====== THE INPUT ======

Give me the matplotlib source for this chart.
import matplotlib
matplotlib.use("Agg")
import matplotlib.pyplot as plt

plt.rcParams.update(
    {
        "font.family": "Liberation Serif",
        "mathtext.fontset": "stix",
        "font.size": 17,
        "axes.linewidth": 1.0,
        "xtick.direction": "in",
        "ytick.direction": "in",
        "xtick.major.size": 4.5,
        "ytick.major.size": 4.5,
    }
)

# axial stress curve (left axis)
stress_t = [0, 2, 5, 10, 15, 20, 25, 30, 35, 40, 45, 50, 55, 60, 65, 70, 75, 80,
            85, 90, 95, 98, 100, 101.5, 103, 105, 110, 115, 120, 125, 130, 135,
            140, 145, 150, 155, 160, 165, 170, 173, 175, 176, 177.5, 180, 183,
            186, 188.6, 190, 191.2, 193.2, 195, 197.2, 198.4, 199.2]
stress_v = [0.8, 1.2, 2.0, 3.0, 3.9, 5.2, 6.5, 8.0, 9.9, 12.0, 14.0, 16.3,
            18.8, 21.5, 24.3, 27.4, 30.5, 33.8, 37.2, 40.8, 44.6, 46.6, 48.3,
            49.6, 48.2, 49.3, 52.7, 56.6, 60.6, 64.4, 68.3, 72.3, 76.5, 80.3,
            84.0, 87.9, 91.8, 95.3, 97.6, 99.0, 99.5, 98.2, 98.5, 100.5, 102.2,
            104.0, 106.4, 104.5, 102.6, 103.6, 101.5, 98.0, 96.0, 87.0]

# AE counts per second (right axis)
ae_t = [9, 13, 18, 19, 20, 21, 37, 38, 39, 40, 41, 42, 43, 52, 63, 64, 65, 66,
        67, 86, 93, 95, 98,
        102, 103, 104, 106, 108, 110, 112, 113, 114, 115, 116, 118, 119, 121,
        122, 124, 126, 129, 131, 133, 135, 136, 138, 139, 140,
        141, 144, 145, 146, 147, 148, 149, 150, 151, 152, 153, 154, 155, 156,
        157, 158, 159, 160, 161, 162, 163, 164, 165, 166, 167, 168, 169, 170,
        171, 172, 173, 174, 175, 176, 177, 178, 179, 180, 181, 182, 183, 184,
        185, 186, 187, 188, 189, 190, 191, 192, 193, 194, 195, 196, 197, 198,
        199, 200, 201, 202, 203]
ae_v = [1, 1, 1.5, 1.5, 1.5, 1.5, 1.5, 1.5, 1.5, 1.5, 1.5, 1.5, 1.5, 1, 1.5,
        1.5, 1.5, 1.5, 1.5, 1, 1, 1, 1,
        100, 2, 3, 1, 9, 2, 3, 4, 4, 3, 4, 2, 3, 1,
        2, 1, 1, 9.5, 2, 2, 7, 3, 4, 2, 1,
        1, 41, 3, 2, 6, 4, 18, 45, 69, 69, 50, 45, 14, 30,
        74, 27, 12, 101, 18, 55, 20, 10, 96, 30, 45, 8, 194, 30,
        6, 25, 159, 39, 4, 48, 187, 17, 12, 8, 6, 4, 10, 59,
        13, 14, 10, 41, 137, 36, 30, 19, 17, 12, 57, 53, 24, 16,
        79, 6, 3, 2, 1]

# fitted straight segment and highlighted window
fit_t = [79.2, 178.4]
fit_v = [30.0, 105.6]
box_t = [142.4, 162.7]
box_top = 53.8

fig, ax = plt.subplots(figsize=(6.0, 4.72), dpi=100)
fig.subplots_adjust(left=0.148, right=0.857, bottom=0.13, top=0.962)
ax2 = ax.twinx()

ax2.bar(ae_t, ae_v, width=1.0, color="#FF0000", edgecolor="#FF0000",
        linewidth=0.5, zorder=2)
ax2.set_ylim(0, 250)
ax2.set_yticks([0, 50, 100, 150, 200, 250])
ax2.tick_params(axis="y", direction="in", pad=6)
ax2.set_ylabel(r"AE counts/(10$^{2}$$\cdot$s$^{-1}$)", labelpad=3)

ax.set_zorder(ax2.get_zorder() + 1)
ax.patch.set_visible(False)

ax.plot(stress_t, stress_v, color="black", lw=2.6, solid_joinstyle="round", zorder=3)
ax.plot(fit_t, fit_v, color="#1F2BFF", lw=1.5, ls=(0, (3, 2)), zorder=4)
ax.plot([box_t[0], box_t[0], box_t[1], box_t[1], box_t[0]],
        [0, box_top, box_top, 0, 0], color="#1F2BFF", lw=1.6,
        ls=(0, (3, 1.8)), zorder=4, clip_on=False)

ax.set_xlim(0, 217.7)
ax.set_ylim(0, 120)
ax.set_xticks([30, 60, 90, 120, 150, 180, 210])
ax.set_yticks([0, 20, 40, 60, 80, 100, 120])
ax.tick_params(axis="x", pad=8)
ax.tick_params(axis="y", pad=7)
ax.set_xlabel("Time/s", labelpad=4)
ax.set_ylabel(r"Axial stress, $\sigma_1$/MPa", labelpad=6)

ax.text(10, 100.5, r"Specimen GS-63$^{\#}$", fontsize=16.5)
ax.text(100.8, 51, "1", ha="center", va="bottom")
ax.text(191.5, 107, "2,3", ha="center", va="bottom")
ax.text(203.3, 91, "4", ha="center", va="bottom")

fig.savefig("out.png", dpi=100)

======
====== THE INPUT ======

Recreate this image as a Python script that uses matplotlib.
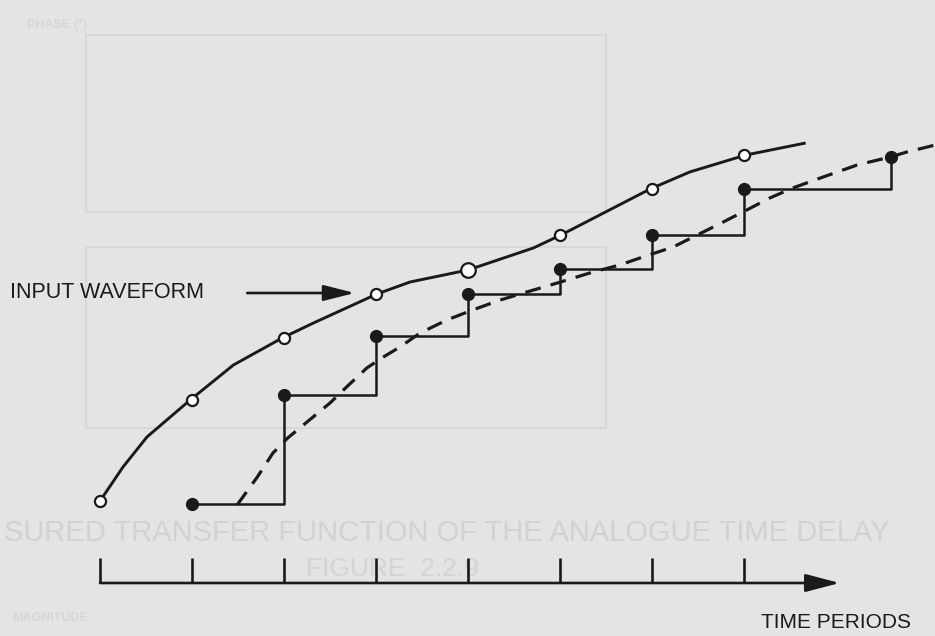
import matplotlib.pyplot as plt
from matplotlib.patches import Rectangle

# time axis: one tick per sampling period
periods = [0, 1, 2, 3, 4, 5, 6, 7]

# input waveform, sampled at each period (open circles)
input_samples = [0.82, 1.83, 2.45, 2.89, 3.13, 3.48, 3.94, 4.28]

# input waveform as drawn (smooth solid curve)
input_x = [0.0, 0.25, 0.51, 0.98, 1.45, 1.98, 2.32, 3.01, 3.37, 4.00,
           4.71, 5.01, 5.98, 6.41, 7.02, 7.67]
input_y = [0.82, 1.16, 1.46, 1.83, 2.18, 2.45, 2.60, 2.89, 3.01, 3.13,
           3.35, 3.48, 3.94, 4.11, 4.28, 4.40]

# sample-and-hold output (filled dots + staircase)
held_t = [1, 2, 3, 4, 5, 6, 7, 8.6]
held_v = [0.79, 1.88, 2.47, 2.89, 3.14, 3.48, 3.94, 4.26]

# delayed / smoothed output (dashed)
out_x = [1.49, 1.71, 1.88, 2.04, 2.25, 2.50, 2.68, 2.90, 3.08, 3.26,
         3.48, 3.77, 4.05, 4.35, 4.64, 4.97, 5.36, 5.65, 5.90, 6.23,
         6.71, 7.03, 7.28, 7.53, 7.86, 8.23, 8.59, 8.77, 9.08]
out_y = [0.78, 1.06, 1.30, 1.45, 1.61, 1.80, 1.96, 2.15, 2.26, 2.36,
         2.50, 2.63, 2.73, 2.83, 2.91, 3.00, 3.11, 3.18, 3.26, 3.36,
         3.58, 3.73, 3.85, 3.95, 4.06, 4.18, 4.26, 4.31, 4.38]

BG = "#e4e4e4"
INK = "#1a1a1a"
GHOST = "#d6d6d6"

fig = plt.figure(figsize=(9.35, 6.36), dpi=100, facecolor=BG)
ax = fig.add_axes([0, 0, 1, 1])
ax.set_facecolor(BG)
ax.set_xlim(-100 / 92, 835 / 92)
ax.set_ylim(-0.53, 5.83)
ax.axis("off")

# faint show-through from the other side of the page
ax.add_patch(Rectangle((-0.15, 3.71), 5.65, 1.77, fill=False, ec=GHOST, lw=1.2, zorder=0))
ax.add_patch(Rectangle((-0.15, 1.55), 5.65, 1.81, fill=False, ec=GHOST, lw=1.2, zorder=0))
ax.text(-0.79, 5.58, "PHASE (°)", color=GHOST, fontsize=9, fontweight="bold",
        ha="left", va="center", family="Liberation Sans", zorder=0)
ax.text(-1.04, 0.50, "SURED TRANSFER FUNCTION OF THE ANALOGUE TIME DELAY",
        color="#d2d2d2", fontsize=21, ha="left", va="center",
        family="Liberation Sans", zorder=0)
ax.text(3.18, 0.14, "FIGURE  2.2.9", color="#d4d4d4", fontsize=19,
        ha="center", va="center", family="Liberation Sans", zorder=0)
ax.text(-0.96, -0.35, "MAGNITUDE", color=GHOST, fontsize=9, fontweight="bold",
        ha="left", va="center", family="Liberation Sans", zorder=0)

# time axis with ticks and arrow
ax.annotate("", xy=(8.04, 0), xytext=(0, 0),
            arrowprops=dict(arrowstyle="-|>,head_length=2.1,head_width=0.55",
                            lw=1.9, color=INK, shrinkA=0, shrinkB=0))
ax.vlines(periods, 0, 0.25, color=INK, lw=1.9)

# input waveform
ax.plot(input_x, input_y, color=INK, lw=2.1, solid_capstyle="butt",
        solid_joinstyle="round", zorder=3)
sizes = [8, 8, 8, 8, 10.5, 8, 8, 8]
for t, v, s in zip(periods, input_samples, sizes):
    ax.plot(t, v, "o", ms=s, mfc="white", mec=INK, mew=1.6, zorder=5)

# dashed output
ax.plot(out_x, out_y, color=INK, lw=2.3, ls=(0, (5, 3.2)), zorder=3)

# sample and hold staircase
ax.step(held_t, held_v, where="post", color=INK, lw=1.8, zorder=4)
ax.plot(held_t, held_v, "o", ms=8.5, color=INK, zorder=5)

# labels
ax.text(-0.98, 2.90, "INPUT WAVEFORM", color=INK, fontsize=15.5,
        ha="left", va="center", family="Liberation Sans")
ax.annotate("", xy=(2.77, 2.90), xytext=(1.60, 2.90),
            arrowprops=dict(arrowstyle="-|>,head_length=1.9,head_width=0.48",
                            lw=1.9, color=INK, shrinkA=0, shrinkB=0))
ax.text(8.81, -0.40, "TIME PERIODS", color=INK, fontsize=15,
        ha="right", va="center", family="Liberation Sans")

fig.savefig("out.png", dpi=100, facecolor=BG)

======

**STATED GOAL**. In the listing above, find the line containing "Recreate this image" and the line containing "3.35, 3.48, 3.94, 4.11, 4.28, 4.40]", then return both of them and every line between, exactly, without pictures.

**PROBLEM SOLUTION**.
Recreate this image as a Python script that uses matplotlib.
import matplotlib.pyplot as plt
from matplotlib.patches import Rectangle

# time axis: one tick per sampling period
periods = [0, 1, 2, 3, 4, 5, 6, 7]

# input waveform, sampled at each period (open circles)
input_samples = [0.82, 1.83, 2.45, 2.89, 3.13, 3.48, 3.94, 4.28]

# input waveform as drawn (smooth solid curve)
input_x = [0.0, 0.25, 0.51, 0.98, 1.45, 1.98, 2.32, 3.01, 3.37, 4.00,
           4.71, 5.01, 5.98, 6.41, 7.02, 7.67]
input_y = [0.82, 1.16, 1.46, 1.83, 2.18, 2.45, 2.60, 2.89, 3.01, 3.13,
           3.35, 3.48, 3.94, 4.11, 4.28, 4.40]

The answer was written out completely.